_What is needed_
Produce nothing but an exact copy of the lines from the one containing "Rebuild this chart" through the one containing "const INFLATE = 1.5;", and do not carry over pictures.

_Saved entries_

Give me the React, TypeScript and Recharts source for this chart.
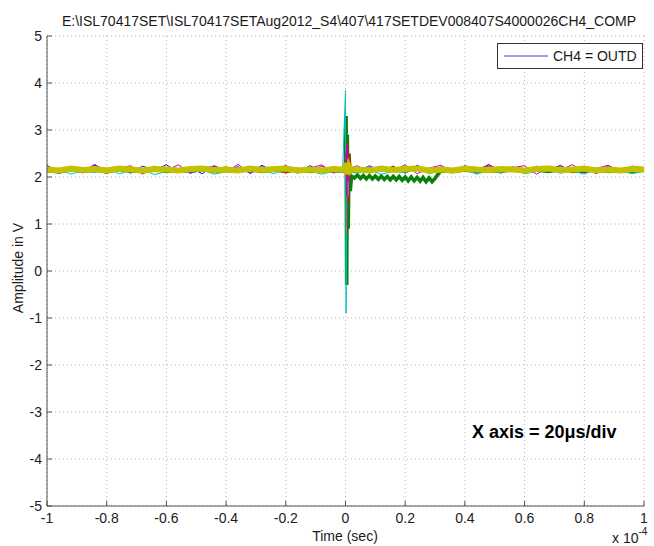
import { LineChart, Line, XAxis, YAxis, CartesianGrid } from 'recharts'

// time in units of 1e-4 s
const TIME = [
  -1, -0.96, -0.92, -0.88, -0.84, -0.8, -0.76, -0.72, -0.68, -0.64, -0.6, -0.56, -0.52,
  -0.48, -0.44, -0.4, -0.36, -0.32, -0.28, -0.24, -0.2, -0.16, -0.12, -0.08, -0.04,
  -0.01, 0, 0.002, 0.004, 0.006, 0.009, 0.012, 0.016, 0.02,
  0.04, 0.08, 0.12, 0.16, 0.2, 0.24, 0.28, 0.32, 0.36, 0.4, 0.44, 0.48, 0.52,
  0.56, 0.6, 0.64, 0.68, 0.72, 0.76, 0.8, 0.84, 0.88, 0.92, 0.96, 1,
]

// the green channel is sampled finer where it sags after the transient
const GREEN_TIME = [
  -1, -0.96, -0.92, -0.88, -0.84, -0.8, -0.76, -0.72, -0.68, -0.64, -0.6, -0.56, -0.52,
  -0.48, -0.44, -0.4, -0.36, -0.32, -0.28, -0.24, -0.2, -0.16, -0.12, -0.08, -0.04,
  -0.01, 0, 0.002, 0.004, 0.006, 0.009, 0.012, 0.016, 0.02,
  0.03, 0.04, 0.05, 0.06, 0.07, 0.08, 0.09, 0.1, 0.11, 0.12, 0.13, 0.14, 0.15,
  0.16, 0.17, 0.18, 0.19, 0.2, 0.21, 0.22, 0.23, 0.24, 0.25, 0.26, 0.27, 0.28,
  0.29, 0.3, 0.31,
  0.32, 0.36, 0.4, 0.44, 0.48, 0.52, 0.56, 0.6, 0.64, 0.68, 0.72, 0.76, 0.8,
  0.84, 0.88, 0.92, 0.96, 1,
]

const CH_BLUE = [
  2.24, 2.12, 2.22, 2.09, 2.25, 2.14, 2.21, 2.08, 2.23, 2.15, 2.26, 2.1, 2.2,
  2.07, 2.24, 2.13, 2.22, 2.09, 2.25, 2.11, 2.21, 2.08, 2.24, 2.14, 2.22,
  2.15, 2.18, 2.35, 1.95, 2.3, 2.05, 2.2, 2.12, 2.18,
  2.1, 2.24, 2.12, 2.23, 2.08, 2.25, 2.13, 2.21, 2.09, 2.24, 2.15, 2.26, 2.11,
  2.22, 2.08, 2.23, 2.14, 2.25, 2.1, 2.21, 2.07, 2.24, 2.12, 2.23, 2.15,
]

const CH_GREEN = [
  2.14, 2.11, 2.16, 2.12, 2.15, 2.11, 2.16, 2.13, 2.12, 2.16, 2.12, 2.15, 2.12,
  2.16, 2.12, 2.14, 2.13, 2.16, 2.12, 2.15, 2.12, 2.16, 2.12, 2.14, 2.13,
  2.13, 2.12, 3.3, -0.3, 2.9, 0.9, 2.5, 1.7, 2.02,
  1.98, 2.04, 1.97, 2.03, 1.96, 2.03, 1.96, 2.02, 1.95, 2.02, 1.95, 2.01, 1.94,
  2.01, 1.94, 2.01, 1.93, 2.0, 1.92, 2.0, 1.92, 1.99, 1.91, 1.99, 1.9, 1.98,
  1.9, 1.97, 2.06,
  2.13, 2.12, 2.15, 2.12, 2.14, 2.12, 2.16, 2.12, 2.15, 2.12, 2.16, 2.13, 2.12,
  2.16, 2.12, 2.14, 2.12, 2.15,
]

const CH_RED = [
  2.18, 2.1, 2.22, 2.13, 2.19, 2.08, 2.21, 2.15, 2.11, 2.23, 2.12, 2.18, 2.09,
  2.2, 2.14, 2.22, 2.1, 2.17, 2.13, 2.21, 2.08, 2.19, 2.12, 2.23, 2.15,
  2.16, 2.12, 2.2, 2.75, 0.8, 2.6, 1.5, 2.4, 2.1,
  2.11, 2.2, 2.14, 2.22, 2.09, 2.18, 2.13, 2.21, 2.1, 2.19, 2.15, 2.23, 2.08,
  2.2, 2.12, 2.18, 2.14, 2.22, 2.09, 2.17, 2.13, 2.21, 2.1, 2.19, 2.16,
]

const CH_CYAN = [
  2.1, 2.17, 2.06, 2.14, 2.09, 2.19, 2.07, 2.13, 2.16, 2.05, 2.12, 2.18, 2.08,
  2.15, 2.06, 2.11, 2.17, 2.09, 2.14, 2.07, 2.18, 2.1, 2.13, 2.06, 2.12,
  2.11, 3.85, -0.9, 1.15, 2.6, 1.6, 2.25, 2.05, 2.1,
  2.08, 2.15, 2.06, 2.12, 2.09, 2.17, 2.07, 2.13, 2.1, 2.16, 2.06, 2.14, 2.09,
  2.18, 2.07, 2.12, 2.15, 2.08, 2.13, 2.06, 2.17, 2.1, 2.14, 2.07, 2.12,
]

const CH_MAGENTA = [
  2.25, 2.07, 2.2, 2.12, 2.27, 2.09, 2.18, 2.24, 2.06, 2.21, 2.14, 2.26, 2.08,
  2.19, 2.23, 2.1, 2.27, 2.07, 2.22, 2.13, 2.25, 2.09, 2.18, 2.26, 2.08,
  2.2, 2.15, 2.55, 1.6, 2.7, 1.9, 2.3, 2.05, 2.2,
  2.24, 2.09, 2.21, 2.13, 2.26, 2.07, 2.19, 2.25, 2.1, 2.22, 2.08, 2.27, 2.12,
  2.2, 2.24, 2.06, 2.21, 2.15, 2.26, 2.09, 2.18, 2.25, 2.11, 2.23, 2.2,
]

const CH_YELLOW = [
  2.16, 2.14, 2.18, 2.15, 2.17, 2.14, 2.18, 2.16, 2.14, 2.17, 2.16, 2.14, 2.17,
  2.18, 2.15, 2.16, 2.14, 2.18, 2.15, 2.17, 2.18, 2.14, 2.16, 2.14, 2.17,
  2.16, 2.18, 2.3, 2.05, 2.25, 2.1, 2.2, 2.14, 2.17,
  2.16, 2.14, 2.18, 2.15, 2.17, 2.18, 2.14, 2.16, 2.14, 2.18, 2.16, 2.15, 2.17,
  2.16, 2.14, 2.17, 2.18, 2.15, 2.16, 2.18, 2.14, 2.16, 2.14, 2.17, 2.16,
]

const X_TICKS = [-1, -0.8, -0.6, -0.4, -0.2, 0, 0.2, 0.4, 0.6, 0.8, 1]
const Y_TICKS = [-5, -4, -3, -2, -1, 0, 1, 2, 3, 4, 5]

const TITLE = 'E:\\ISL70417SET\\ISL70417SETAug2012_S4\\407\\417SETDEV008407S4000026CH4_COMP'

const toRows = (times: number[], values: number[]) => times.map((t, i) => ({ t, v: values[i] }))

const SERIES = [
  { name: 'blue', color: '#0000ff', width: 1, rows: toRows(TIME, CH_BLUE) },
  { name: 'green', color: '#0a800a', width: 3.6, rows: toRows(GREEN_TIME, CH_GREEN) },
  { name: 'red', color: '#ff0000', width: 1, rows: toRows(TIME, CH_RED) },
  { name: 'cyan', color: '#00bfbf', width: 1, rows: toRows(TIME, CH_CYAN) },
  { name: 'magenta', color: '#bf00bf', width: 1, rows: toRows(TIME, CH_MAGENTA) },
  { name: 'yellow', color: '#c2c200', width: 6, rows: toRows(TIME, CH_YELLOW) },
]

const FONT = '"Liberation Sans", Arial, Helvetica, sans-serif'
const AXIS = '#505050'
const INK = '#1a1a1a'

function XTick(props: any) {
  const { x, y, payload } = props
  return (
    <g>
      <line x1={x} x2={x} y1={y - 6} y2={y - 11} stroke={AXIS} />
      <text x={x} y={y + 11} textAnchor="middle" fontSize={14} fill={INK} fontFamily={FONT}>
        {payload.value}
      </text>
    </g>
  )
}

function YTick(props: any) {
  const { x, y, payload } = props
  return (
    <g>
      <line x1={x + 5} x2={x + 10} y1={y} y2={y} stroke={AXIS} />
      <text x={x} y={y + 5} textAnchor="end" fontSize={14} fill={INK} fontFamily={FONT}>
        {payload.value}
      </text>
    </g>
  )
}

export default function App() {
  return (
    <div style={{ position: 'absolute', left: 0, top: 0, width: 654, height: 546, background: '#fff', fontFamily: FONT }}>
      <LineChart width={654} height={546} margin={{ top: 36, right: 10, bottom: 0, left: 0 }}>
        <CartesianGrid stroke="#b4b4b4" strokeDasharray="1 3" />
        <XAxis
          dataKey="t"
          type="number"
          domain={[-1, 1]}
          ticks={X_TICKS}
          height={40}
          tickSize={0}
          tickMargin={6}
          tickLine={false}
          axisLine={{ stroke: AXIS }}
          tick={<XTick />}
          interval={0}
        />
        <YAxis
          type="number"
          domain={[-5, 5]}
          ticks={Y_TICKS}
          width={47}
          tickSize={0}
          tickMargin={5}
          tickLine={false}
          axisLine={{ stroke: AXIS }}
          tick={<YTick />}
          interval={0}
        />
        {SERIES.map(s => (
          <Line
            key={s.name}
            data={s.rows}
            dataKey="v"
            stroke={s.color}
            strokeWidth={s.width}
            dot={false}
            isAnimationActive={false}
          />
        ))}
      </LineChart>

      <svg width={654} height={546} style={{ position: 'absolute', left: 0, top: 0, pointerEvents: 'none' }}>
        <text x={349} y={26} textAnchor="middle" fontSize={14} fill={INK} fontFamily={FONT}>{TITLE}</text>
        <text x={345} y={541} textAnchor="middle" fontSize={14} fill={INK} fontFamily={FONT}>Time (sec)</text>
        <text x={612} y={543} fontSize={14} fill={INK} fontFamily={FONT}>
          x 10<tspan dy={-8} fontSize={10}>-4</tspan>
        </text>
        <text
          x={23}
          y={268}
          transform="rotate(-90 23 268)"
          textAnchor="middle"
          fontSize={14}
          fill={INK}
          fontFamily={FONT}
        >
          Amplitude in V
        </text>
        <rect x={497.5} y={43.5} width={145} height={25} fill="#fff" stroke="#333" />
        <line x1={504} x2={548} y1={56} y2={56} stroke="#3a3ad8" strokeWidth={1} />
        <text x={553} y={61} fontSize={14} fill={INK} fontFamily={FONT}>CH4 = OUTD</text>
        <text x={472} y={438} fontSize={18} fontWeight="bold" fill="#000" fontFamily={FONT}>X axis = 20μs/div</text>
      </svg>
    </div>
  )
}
...
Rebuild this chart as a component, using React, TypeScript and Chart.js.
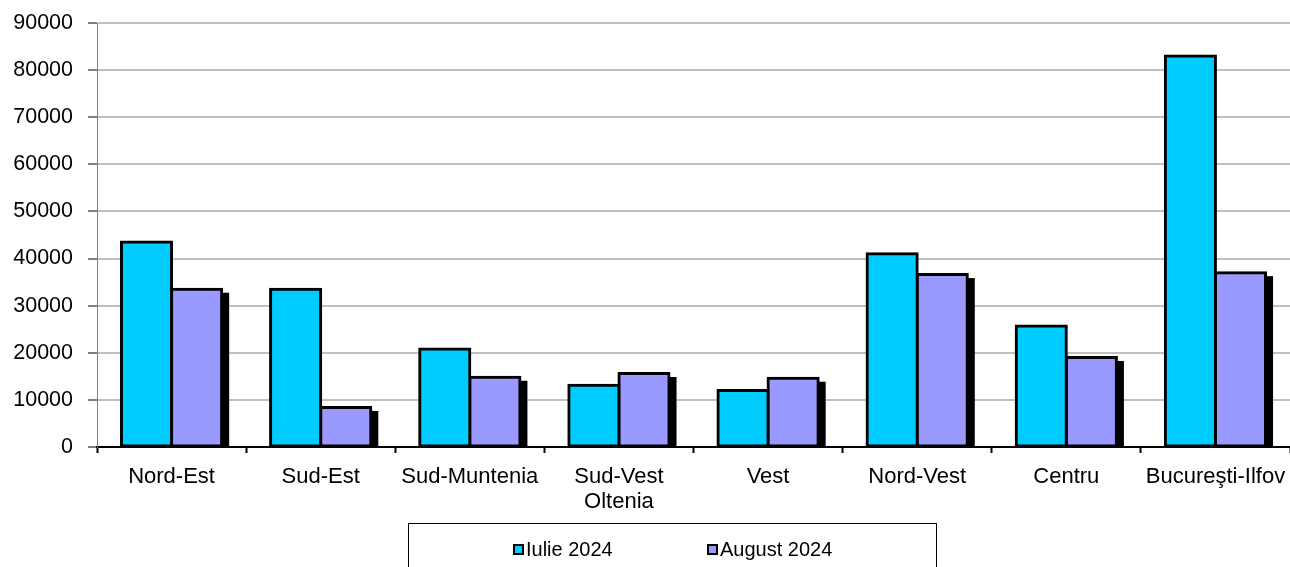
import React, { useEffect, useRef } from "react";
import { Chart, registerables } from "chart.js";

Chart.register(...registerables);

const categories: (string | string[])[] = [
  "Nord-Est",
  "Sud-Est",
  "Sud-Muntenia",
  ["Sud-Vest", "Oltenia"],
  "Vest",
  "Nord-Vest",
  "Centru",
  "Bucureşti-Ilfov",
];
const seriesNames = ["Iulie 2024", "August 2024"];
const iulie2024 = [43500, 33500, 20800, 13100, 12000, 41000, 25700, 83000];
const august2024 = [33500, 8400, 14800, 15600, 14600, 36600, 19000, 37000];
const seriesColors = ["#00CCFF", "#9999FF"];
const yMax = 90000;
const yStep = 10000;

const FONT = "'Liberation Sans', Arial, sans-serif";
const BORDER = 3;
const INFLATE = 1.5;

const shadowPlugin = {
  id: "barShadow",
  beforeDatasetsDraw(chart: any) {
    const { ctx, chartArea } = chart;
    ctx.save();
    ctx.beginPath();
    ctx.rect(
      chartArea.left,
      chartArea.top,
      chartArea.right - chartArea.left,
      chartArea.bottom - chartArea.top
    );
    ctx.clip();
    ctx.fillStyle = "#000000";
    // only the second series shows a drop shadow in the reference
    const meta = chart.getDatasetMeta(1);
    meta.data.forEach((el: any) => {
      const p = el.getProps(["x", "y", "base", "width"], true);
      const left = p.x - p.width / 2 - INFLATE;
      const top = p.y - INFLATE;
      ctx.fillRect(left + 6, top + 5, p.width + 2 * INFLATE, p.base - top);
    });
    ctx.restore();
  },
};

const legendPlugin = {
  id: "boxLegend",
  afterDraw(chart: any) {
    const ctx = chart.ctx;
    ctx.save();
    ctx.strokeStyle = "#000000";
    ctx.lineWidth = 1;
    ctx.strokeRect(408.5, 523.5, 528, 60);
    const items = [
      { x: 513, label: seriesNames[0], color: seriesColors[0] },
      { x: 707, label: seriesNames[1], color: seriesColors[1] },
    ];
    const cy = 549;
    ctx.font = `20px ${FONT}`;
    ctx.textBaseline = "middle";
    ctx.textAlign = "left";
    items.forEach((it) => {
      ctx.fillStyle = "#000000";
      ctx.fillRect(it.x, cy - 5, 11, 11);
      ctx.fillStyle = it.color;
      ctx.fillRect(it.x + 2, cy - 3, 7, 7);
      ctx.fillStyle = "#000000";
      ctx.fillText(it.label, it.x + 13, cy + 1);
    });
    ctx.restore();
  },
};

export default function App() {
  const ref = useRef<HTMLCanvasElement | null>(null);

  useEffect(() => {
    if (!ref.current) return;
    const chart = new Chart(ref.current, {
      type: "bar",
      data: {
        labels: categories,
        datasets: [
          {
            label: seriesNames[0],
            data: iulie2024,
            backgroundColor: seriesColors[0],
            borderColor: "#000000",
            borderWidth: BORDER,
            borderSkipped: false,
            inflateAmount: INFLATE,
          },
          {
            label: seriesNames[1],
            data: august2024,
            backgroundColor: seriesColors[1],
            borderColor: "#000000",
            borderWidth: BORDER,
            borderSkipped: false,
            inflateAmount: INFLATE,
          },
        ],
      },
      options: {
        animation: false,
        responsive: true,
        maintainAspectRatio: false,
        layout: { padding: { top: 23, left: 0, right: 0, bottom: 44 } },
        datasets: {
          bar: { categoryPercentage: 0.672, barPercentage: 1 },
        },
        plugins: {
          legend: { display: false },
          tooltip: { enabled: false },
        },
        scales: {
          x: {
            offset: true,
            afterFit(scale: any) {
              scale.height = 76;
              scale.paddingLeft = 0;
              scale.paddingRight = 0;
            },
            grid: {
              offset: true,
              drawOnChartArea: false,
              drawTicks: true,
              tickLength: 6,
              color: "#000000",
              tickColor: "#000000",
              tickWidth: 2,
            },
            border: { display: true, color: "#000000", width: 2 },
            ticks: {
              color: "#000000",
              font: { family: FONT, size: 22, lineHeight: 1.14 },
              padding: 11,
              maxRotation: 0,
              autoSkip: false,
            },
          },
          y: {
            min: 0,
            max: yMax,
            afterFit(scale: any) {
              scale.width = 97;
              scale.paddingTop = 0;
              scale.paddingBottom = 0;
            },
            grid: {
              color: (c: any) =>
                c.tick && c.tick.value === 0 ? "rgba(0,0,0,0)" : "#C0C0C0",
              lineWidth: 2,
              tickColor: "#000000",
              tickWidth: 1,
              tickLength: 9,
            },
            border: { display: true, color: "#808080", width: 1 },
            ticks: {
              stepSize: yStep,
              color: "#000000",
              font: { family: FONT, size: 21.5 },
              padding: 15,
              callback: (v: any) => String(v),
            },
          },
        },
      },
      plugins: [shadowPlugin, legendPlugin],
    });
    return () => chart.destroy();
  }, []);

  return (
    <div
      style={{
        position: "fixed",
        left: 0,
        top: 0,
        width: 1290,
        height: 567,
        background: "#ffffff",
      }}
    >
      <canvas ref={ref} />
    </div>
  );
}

_Task solution_
Rebuild this chart as a component, using React, TypeScript and Chart.js.
import React, { useEffect, useRef } from "react";
import { Chart, registerables } from "chart.js";

Chart.register(...registerables);

const categories: (string | string[])[] = [
  "Nord-Est",
  "Sud-Est",
  "Sud-Muntenia",
  ["Sud-Vest", "Oltenia"],
  "Vest",
  "Nord-Vest",
  "Centru",
  "Bucureşti-Ilfov",
];
const seriesNames = ["Iulie 2024", "August 2024"];
const iulie2024 = [43500, 33500, 20800, 13100, 12000, 41000, 25700, 83000];
const august2024 = [33500, 8400, 14800, 15600, 14600, 36600, 19000, 37000];
const seriesColors = ["#00CCFF", "#9999FF"];
const yMax = 90000;
const yStep = 10000;

const FONT = "'Liberation Sans', Arial, sans-serif";
const BORDER = 3;
const INFLATE = 1.5;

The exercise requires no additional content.